Melatonin, also known as the "sleep hormone," plays an important role in the body's sleep-wake cycle. Its production rises as the sun sets later in the evening, supporting restful sleep and assisting in the synchronisation of our circadian clock. Poor sleep can have serious implications, despite being a common problem. Sleep deprivation can sap your vitality, reduce your productivity, and raise your risk of diseases like hypertension and diabetes. Melatonin is a hormone that signals to your body that it's time to sleep. It's also grown popular among folks who have difficulties sleeping.
Keep reading to learn the mechanism of melatonin.
WHAT IS MELATONIN?
Melatonin is a hormone produced by the pineal gland, a pea-sized gland in the upper-middle part of the brain. Its job is to tell the body when it's time to sleep and when it's time to get up. It accomplishes this by raising the amount of melatonin in your system as the sun sets (around 9–10 pm, the level is at its peak, so it's easy to fall asleep at that time), making you sleepy, and reducing the amount of melatonin in your system as the sun rises, assisting you in waking up.

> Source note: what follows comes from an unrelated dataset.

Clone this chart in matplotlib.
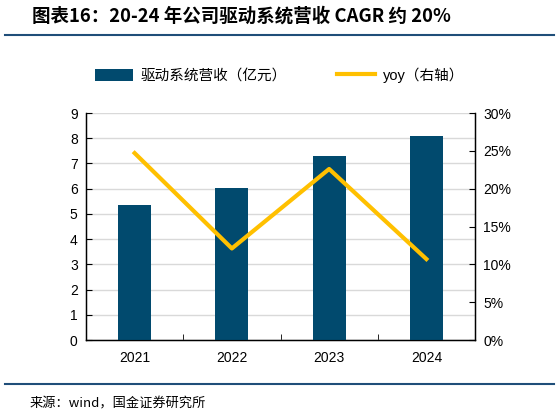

It is well-known that you produce the most melatonin when you're about three years old and that it gradually diminishes as you get older. During sleep, people over the age of 70 have about a fourth of the quantity of melatonin that teens have.
HOW DOES IT WORK?
Melatonin is a hormone that acts in tandem with your body's natural clock. Your body's internal clock is known as the "circadian rhythm." It tells you when it's time to sleep, wake, and eat.
Melatonin is also involved in the regulation of body temperature, blood pressure, and hormone levels. When it gets dark outside, melatonin levels rise in your body, signalling that it's time to sleep. It can also help you relax by binding to receptors in your body. Melatonin, for example, binds to brain receptors to assist in lowering nerve activity. It may lower dopamine levels, a hormone that aids in staying alert. It also plays a part in your eyes' day-night cycle.
Low melatonin levels in the evening can be caused by several circumstances. Melatonin production is affected by stress, smoking, exposure to too much light at night, lack of natural light during the day, shift work, and ageing.